Supposed leaders — such as Senate Majority Leader Harry Reid — declare that the war is lost. Thus, we have a video from Al Qaeda's No. 2 nut, Ayman al-Zawahiri, rejoicing. We've got them now, al-Zawahiri figures. And I'd think the same if I were a jihadist.
Maybe we can chalk this Democratic rhetoric up to the partisan ways of Beltway. But what happens in the Beltway doesn't stay there. And when we're dealing with war, irresponsible rhetoric isn't chiefly a breach of domestic politeness — it's a slap in the face to our troops abroad and a morale boost for their foes on the battlefield.

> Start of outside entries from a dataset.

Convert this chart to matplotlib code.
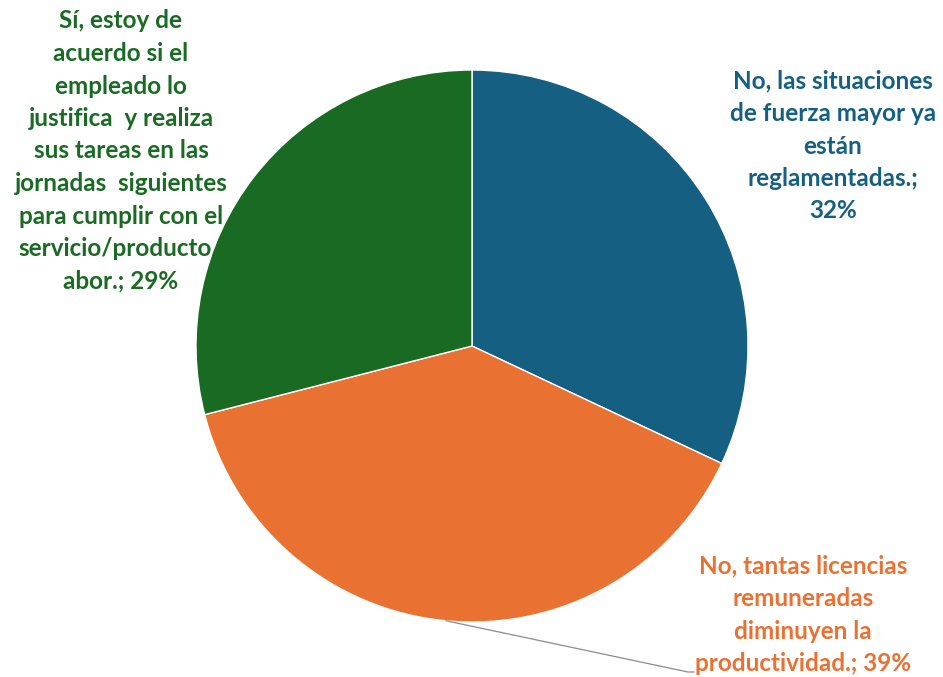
import numpy as np
import matplotlib.pyplot as plt

# data
categorias = ["No, las situaciones de fuerza mayor ya están reglamentadas.",
              "No, tantas licencias remuneradas diminuyen la productividad.",
              "Sí, estoy de acuerdo si el empleado lo justifica y realiza sus tareas en las jornadas siguientes para cumplir con el servicio/producto/labor."]
valores = [32, 39, 29]
colores = ["#156082", "#E97132", "#196B24"]

# label text as broken in the original
lineas = [
    ["No, las situaciones", "de fuerza mayor ya", "están", "reglamentadas.;", "{}%"],
    ["No, tantas licencias", "remuneradas", "diminuyen la", "productividad.; {}%"],
    ["Sí, estoy de", "acuerdo si el", "empleado lo", "justifica  y realiza", "sus tareas en las",
     "jornadas  siguientes", "para cumplir con el", "servicio/producto/", "abor.; {}%"],
]

W, H = 943, 677
fig = plt.figure(figsize=(W / 100, H / 100), dpi=100)
cx, cy, r = 472, 346, 276
ax = fig.add_axes([(cx - r) / W, (H - cy - r) / H, 2 * r / W, 2 * r / H])
ax.pie(valores, colors=colores, startangle=90, counterclock=False, radius=1,
       wedgeprops=dict(edgecolor="white", linewidth=1.0))
ax.set_xlim(-1, 1)
ax.set_ylim(-1, 1)
ax.set_aspect("equal")
ax.axis("off")

# label centers in pixels
pos = [(833, 146), (803, 615), (121, 151)]
for i in range(3):
    txt = "\n".join(lineas[i]).format(valores[i])
    fig.text(pos[i][0] / W, 1 - pos[i][1] / H, txt, ha="center", va="center",
             color=colores[i], fontsize=17.5, fontweight="bold",
             family=["Lato", "DejaVu Sans"], linespacing=1.5)

# leader line for the orange slice
ang = np.deg2rad(90 - 360 * (valores[0] + valores[1] / 2) / sum(valores))
x0, y0 = np.cos(ang), np.sin(ang)
x1, y1 = (688 - cx) / r, (cy - 672) / r
x2 = (694 - cx) / r
ax.plot([x0, x1, x2], [y0, y1, y1], color="#8c8c8c", lw=0.9, clip_on=False)

fig.savefig("out.png", dpi=100)
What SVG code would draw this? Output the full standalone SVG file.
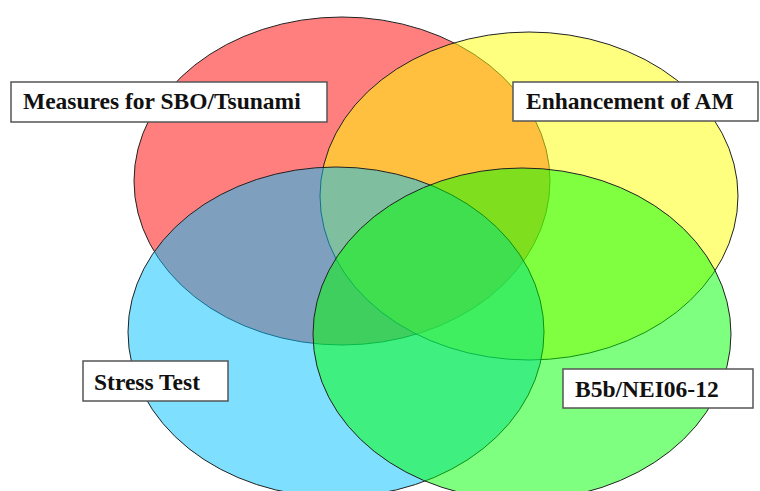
<svg xmlns="http://www.w3.org/2000/svg" width="760" height="491" viewBox="0 0 760 491">
<style>
.set{stroke:#222;stroke-width:1;fill-opacity:0.5}
.box{fill:#fff;stroke:#555;stroke-width:1.5}
.lbl{font-family:'Liberation Serif','Times New Roman',Times,'DejaVu Serif',serif;font-weight:bold;font-size:23.5px;fill:#111}
</style>
<rect width="760" height="491" fill="#fff"/>
<g id="sets">
<g id="set-sbo"><ellipse class="set" cx="342" cy="181" rx="208" ry="164" fill="#ff0000"/></g>
<g id="set-am"><ellipse class="set" cx="529" cy="196" rx="209" ry="164" fill="#ffff00"/></g>
<g id="set-stress"><ellipse class="set" cx="336" cy="332" rx="208" ry="165" fill="#00c0ff"/></g>
<g id="set-b5b"><ellipse class="set" cx="522" cy="334" rx="209" ry="166" fill="#00ff00"/></g>
</g>
<g id="connectors"></g>
<g id="label-sbo"><rect class="box" x="11" y="82" width="316" height="40"/><text class="lbl" x="23" y="109" font-family="Liberation Serif, DejaVu Serif, serif">Measures for SBO/Tsunami</text></g>
<g id="label-am"><rect class="box" x="513" y="82" width="245" height="39"/><text class="lbl" x="526" y="109">Enhancement of AM</text></g>
<g id="label-stress"><rect class="box" x="83" y="361" width="145" height="40"/><text class="lbl" x="94" y="390">Stress Test</text></g>
<g id="label-b5b"><rect class="box" x="563" y="369" width="190" height="39"/><text class="lbl" x="575" y="397">B5b/NEI06-12</text></g>
</svg>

The war critics' attitude has been all wrong since the so-called surge began. The critics on left and right alike have refused to give the surge a chance, including prominent Democrats who initially supported the war and a Democratic Senate that unanimously approved Army Gen. David H. Petraeus to go to Iraq, declaring his efforts a failure while he was just getting started. True leaders might have considered — instead of shooting their military in the collective foot and giving moral support to the enemy — taking a deep breath and realizing that the brave sacrifices of Americans, Iraqis and our allies have earned Petraeus and his forces a chance to succeed.
The last few weeks didn't have to be like this and the summer months don't need to follow the same pattern, building toward another showdown between Congress and the president in September. If the leaders on the Democratic side had been adult about it — instead of throwing tantrums, cheered on by the antiwar left-wing Internet — they could have might have tried something like this: "Mr. President, we don't like what we're seeing in Iraq, and neither do the American. We know you can't either, but we owe it to those who have already sacrificed to give Petraeus our confidence."

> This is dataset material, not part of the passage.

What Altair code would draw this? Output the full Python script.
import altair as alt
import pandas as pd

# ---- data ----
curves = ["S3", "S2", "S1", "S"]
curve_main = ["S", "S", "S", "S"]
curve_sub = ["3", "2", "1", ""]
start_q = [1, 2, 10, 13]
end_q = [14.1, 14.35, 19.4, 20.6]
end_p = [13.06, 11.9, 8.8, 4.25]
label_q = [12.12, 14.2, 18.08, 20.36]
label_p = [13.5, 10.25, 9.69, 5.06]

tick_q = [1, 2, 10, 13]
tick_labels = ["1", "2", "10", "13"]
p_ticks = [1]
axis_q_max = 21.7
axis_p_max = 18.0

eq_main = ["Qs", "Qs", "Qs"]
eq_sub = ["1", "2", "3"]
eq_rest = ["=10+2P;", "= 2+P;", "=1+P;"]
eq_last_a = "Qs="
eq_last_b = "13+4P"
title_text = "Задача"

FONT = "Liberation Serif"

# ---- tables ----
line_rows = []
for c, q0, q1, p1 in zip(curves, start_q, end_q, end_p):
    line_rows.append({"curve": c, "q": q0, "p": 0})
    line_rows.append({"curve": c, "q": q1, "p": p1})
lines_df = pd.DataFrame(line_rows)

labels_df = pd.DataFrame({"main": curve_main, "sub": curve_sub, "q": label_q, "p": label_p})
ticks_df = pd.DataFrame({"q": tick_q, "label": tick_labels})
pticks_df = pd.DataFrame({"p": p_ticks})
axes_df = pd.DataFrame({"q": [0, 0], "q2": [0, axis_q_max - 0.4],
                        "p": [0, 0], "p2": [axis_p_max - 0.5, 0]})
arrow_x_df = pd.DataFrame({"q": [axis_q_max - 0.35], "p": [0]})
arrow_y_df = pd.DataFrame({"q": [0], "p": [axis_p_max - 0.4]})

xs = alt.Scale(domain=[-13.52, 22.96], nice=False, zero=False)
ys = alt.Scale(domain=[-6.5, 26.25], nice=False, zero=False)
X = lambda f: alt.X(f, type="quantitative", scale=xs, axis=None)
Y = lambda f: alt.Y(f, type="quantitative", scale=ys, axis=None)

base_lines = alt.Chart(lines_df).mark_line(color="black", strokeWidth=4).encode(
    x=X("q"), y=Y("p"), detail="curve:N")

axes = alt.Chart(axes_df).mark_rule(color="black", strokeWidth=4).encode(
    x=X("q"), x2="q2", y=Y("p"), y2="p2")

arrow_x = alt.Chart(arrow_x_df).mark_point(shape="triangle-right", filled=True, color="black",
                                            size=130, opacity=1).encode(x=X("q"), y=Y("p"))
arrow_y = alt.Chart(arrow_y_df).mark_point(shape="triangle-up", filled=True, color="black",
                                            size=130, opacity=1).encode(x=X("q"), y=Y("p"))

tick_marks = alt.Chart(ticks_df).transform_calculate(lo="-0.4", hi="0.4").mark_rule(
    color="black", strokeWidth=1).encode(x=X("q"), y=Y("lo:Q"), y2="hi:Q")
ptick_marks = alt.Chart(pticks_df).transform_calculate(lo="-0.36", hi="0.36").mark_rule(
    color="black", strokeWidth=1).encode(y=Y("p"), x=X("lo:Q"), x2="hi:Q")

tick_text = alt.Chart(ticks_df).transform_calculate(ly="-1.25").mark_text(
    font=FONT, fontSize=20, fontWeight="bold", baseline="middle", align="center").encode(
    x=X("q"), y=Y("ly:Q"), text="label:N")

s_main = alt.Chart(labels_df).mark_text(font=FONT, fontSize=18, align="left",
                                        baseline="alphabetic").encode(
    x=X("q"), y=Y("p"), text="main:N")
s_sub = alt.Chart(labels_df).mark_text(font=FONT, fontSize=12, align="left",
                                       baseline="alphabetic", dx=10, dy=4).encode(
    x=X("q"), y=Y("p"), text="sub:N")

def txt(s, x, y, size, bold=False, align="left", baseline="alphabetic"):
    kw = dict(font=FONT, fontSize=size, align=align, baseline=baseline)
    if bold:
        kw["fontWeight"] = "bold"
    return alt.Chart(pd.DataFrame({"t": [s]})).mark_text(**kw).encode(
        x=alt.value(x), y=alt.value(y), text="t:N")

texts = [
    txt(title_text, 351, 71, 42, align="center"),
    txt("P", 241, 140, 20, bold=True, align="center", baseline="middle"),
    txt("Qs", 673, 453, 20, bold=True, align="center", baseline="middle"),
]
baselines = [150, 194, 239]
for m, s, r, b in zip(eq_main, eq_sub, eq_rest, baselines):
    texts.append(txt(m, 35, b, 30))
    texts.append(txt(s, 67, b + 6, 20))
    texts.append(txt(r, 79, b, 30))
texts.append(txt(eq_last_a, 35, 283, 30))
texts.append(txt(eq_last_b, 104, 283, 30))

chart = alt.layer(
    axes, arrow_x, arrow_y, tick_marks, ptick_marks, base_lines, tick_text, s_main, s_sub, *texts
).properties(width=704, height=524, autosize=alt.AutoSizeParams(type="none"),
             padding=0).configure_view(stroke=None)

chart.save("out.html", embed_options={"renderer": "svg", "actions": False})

And he has it. But we also can't stay in Iraq indefinitely and we can't continue to lose American lives. Knowing that our enemy will only be re-energized by an immediate exit, we must send a united signal to our friends in Iraq that although we want to help to make their new country work, we are not colonial rulers and we cannot be there forever.
Let's set some benchmarks — help them in the chaos of their new government to set some goals. We're their friend and mentor but not their nation builder, which we think you agree with us on. Mr. President, we live in dangerous times. Mistakes have been made but — unified and responsible — we can avoid making fatal ones now.
The war in Iraq has not been a grand success, to say the least. We can all agree on that. Americans don't like to lose. We can agree on that, too. Now let's go from there and try to come to a reasonable compromise that won't leave the legacy of our fallen and the Iraqi people high and dry. Had Democratic leaders in Congress taken that approach, they would have proven themselves statesmen. Instead, I fear, the majority party in Congress may be leading us to greater dangers we could have avoided.